Freiburger Schwarzfleckviehrasse am Ende
Die Tiere der Freiburger Schwarzfleckviehrasse waren muskulös, aber nicht so produktiv. Mit der Verbesserung der Rasse liebäugelte man schon nach den Kriegsjahren. Innerhalb des kleinen Zuchtgebietes verbreitete sich vermehrt die Inzucht.

Der Erbfehler (Schlittenkälber) war insbesondere auf den Stier Mouton, Sâles, zurückzuführen. Auch mit den Anfang der Fünfzigerjahre aus Ostfriesland importierten Stieren Albert und Ali wurde man nicht glücklich. Aus diesen Einkreuzungen gingen zahlreiche zwergwüchsige Tiere hervor. Die Tierzuchtverordnung von 1958 war ein grosser Rückschlag für die Rasse, weil darin die Einhaltung der Rassenzonen gefordert wurde, was die Inzucht noch förderte.

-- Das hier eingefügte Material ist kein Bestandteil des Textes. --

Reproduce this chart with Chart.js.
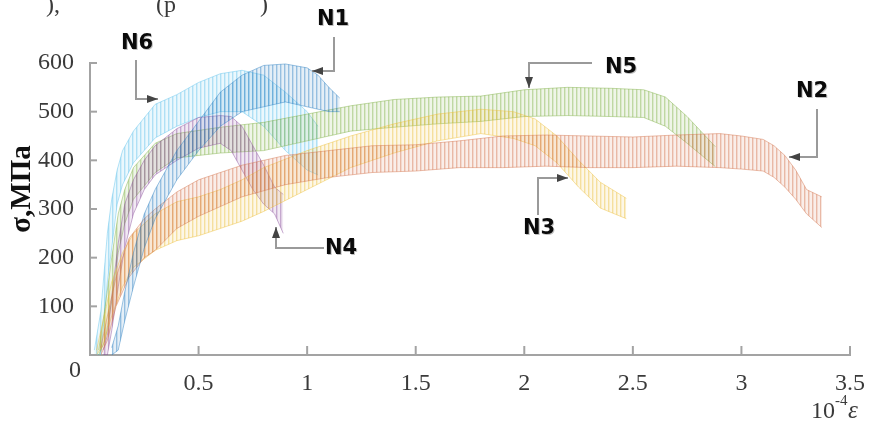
<!DOCTYPE html>
<html>
<head>
<meta charset="utf-8">
<script src="https://cdn.jsdelivr.net/npm/chart.js@4.4.1/dist/chart.umd.min.js"></script>
<style>
  html, body { margin: 0; padding: 0; background: #fff; }
  #wrap { width: 871px; height: 421px; }
</style>
</head>
<body>
<div id="wrap"><canvas id="c" width="871" height="421"></canvas></div>
<script>
/* ── data: strain (10^-4) and serration envelopes (MPa) ── */
const xTicks = [0, 0.5, 1, 1.5, 2, 2.5, 3, 3.5];
const yTicks = [0, 100, 200, 300, 400, 500, 600];

const n1X  = [0.1, 0.13, 0.16, 0.2, 0.25, 0.3, 0.35, 0.4, 0.5, 0.6, 0.7, 0.8, 0.9, 1.0, 1.05, 1.1, 1.15];
const n1Hi = [15, 60, 130, 210, 290, 340, 380, 420, 480, 540, 575, 595, 598, 590, 575, 550, 528];
const n1Lo = [0, 10, 70, 140, 220, 280, 320, 360, 420, 470, 500, 510, 520, 510, 505, 500, 500];

const n2X  = [0.05, 0.08, 0.12, 0.18, 0.25, 0.3, 0.4, 0.5, 0.7, 0.9, 1.1, 1.3, 1.5, 1.7, 1.9, 2.1, 2.3, 2.5, 2.7, 2.9, 3.0, 3.1, 3.15, 3.2, 3.25, 3.3, 3.37];
const n2Hi = [15, 80, 160, 240, 280, 300, 335, 360, 390, 410, 420, 430, 432, 440, 450, 452, 450, 448, 452, 455, 450, 443, 430, 410, 380, 340, 325];
const n2Lo = [0, 30, 100, 160, 200, 215, 260, 285, 325, 350, 365, 375, 378, 385, 385, 388, 385, 385, 388, 385, 382, 378, 365, 345, 320, 290, 262];

const n3X  = [0.03, 0.06, 0.1, 0.15, 0.2, 0.3, 0.4, 0.5, 0.6, 0.7, 0.8, 1.0, 1.2, 1.4, 1.6, 1.8, 1.95, 2.05, 2.15, 2.25, 2.35, 2.47];
const n3Hi = [10, 70, 150, 210, 250, 290, 315, 325, 340, 360, 385, 420, 450, 475, 495, 505, 500, 485, 450, 400, 355, 322];
const n3Lo = [0, 20, 80, 140, 180, 215, 235, 245, 260, 275, 295, 340, 385, 415, 440, 455, 445, 430, 395, 345, 302, 280];

const n4X  = [0.06, 0.08, 0.1, 0.13, 0.16, 0.2, 0.25, 0.3, 0.4, 0.5, 0.6, 0.65, 0.7, 0.75, 0.8, 0.85, 0.89];
const n4Hi = [10, 40, 120, 230, 310, 360, 400, 430, 465, 488, 492, 490, 470, 430, 390, 345, 330];
const n4Lo = [0, 0, 50, 140, 220, 290, 340, 370, 400, 425, 435, 420, 380, 340, 310, 290, 250];

const n5X  = [0.04, 0.07, 0.1, 0.13, 0.16, 0.2, 0.3, 0.4, 0.6, 0.8, 1.0, 1.2, 1.4, 1.6, 1.8, 2.0, 2.2, 2.4, 2.55, 2.65, 2.75, 2.88];
const n5Hi = [10, 100, 200, 290, 340, 385, 435, 455, 468, 478, 495, 512, 525, 530, 532, 545, 550, 548, 545, 530, 490, 428];
const n5Lo = [0, 30, 110, 210, 270, 320, 375, 405, 415, 420, 440, 460, 468, 475, 480, 490, 492, 490, 488, 470, 435, 387];

const n6X  = [0.02, 0.05, 0.08, 0.1, 0.125, 0.15, 0.2, 0.3, 0.4, 0.5, 0.6, 0.7, 0.8, 0.9, 1.0, 1.05];
const n6Hi = [10, 90, 250, 320, 380, 420, 460, 515, 535, 560, 578, 585, 575, 540, 500, 470];
const n6Lo = [0, 0, 150, 220, 310, 350, 395, 446, 470, 488, 500, 500, 470, 420, 380, 370];

const series = [
  { name: 'N1', color: '#2A7FC0', x: n1X, hi: n1Hi, lo: n1Lo },
  { name: 'N2', color: '#D2714A', x: n2X, hi: n2Hi, lo: n2Lo },
  { name: 'N3', color: '#EDBF3A', x: n3X, hi: n3Hi, lo: n3Lo },
  { name: 'N4', color: '#8A4E9C', x: n4X, hi: n4Hi, lo: n4Lo },
  { name: 'N5', color: '#7FB045', x: n5X, hi: n5Hi, lo: n5Lo },
  { name: 'N6', color: '#5EC2EC', x: n6X, hi: n6Hi, lo: n6Lo },
];

/* label + arrow callouts: text centre, polyline, arrow tip last */
const callouts = [
  { t: 'N6', tx: 137, ty: 44,  path: [[136, 60], [136, 99], [158, 99]] },
  { t: 'N1', tx: 333, ty: 20,  path: [[334, 37], [334, 71], [312, 71]] },
  { t: 'N5', tx: 621, ty: 68,  path: [[592, 63], [529, 63], [529, 88]] },
  { t: 'N2', tx: 812, ty: 92,  path: [[817, 109], [817, 157], [789, 157]] },
  { t: 'N3', tx: 539, ty: 229, path: [[538, 215], [538, 178], [568, 178]] },
  { t: 'N4', tx: 341, ty: 249, path: [[324, 248], [276, 248], [276, 227]] },
];

const ctx = document.getElementById('c').getContext('2d');

function rgba(hex, a) {
  const n = parseInt(hex.slice(1), 16);
  return `rgba(${n >> 16},${(n >> 8) & 255},${n & 255},${a})`;
}

function stripes(hex) {
  const tile = document.createElement('canvas');
  tile.width = 4; tile.height = 4;
  const g = tile.getContext('2d');
  g.fillStyle = rgba(hex, 0.12);
  g.fillRect(0, 0, 4, 4);
  g.fillStyle = rgba(hex, 0.42);
  g.fillRect(0, 0, 1.4, 4);
  return ctx.createPattern(tile, 'repeat');
}

const datasets = [];
series.forEach(s => {
  datasets.push({
    label: s.name + ' lo',
    data: s.x.map((x, i) => ({ x, y: s.lo[i] })),
    borderColor: rgba(s.color, 0.45),
    borderWidth: 1,
    pointRadius: 0,
    fill: false,
  });
  datasets.push({
    label: s.name + ' hi',
    data: s.x.map((x, i) => ({ x, y: s.hi[i] })),
    borderColor: rgba(s.color, 0.45),
    borderWidth: 1,
    pointRadius: 0,
    fill: '-1',
    backgroundColor: stripes(s.color),
  });
});

const AXIS = '#a3a3a3';
const TEXT = '#3a3a3a';
const SERIF = "'Liberation Serif', 'DejaVu Serif', serif";

const decor = {
  id: 'decor',
  afterDraw(chart) {
    const g = chart.ctx;
    const xs = chart.scales.x, ys = chart.scales.y;
    const area = chart.chartArea;
    g.save();
    // inward ticks
    g.strokeStyle = AXIS; g.lineWidth = 2;
    xTicks.forEach(v => {
      const p = xs.getPixelForValue(v);
      g.beginPath(); g.moveTo(p, area.bottom); g.lineTo(p, area.bottom - 9); g.stroke();
    });
    yTicks.forEach(v => {
      const p = ys.getPixelForValue(v);
      g.beginPath(); g.moveTo(area.left, p); g.lineTo(area.left + 7, p); g.stroke();
    });

    // shared zero
    g.fillStyle = TEXT;
    g.font = '24px ' + SERIF;
    g.textAlign = 'center'; g.textBaseline = 'middle';
    g.fillText('0', 75, 371);

    // y title
    g.save();
    g.translate(23, 189);
    g.rotate(-Math.PI / 2);
    g.font = 'bold 29px ' + SERIF;
    g.fillStyle = '#111';
    g.fillText('σ,МПа', 0, 0);
    g.restore();

    // x title 10^-4 ε
    g.textAlign = 'left'; g.textBaseline = 'alphabetic';
    g.fillStyle = TEXT;
    g.font = '24px ' + SERIF;
    g.fillText('10', 811, 418);
    g.font = '15px ' + SERIF;
    g.fillText('-4', 835, 405);
    g.font = 'italic 25px ' + SERIF;
    g.fillText('ε', 848, 418);

    // callouts
    callouts.forEach(c => {
      g.strokeStyle = '#9a9a9a'; g.lineWidth = 2;
      g.beginPath();
      c.path.forEach(([x, y], i) => i ? g.lineTo(x, y) : g.moveTo(x, y));
      g.stroke();
      const [x1, y1] = c.path[c.path.length - 2];
      const [x2, y2] = c.path[c.path.length - 1];
      const a = Math.atan2(y2 - y1, x2 - x1);
      g.fillStyle = '#444';
      g.beginPath();
      g.moveTo(x2, y2);
      g.lineTo(x2 - 11 * Math.cos(a) + 4 * Math.sin(a), y2 - 11 * Math.sin(a) - 4 * Math.cos(a));
      g.lineTo(x2 - 11 * Math.cos(a) - 4 * Math.sin(a), y2 - 11 * Math.sin(a) + 4 * Math.cos(a));
      g.closePath(); g.fill();

      g.font = "bold 21px 'DejaVu Sans', sans-serif";
      g.textAlign = 'center'; g.textBaseline = 'middle';
      g.fillStyle = 'rgba(0,0,0,0.25)';
      g.fillText(c.t, c.tx + 1, c.ty + 1);
      g.fillStyle = '#0a0a0a';
      g.fillText(c.t, c.tx, c.ty);
    });

    // cropped caption line from the page above
    g.font = '24px ' + SERIF;
    g.fillStyle = TEXT;
    g.textAlign = 'left';
    g.fillText('),', 46, 6);
    g.fillText('(p', 156, 6);
    g.fillText(')', 260, 6);
    g.restore();
  },
};

new Chart(ctx, {
  type: 'line',
  data: { datasets },
  options: {
    responsive: false,
    animation: false,
    events: [],
    layout: { padding: { top: 63, right: 17, left: 0, bottom: 0 } },
    plugins: { legend: { display: false }, tooltip: { enabled: false } },
    elements: { line: { tension: 0 } },
    scales: {
      x: {
        type: 'linear', min: 0, max: 3.5,
        afterFit: s => { s.height = 66; },
        afterBuildTicks: s => { s.ticks = xTicks.map(v => ({ value: v })); },
        grid: { display: false },
        border: { color: AXIS, width: 2 },
        ticks: {
          padding: 6, color: TEXT, maxRotation: 0,
          font: { family: SERIF, size: 24 },
          callback: v => v === 0 ? '' : String(v),
        },
      },
      y: {
        type: 'linear', min: 0, max: 600,
        afterFit: s => { s.width = 90; },
        afterBuildTicks: s => { s.ticks = yTicks.map(v => ({ value: v })); },
        grid: { display: false },
        border: { color: AXIS, width: 2 },
        ticks: {
          padding: 8, color: TEXT,
          font: { family: SERIF, size: 24 },
          callback: v => v === 0 ? '' : String(v),
        },
      },
    },
  },
  plugins: [decor],
});
</script>
</body>
</html>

Ausgelöst durch die chaotischen Zustände mit all den illegalen Importen hob der Bundesrat Mitte der Sechzigerjahre die Rassengebiete wieder auf. Die Schwarzflecken mussten in allen Kantonen anerkannt werden. Ebenso wurden die Spermaimporte und die künstliche Besamung erlaubt.

Der Berner Oberländer Fritz von Allmen, der lange Zeit in Kanada gelebt hatte, überzeugte die Verbandsverantwortlichen des Schwarzfleckviehs zu einem ersten Samenimport und unterstützte sie bei der Stierenauswahl. Die wichtige Zeit der Holsteinisierung prägten die Präsidenten Félix Dupasquier und Jean Savary sowie der Geschäftsführer Roland Singy.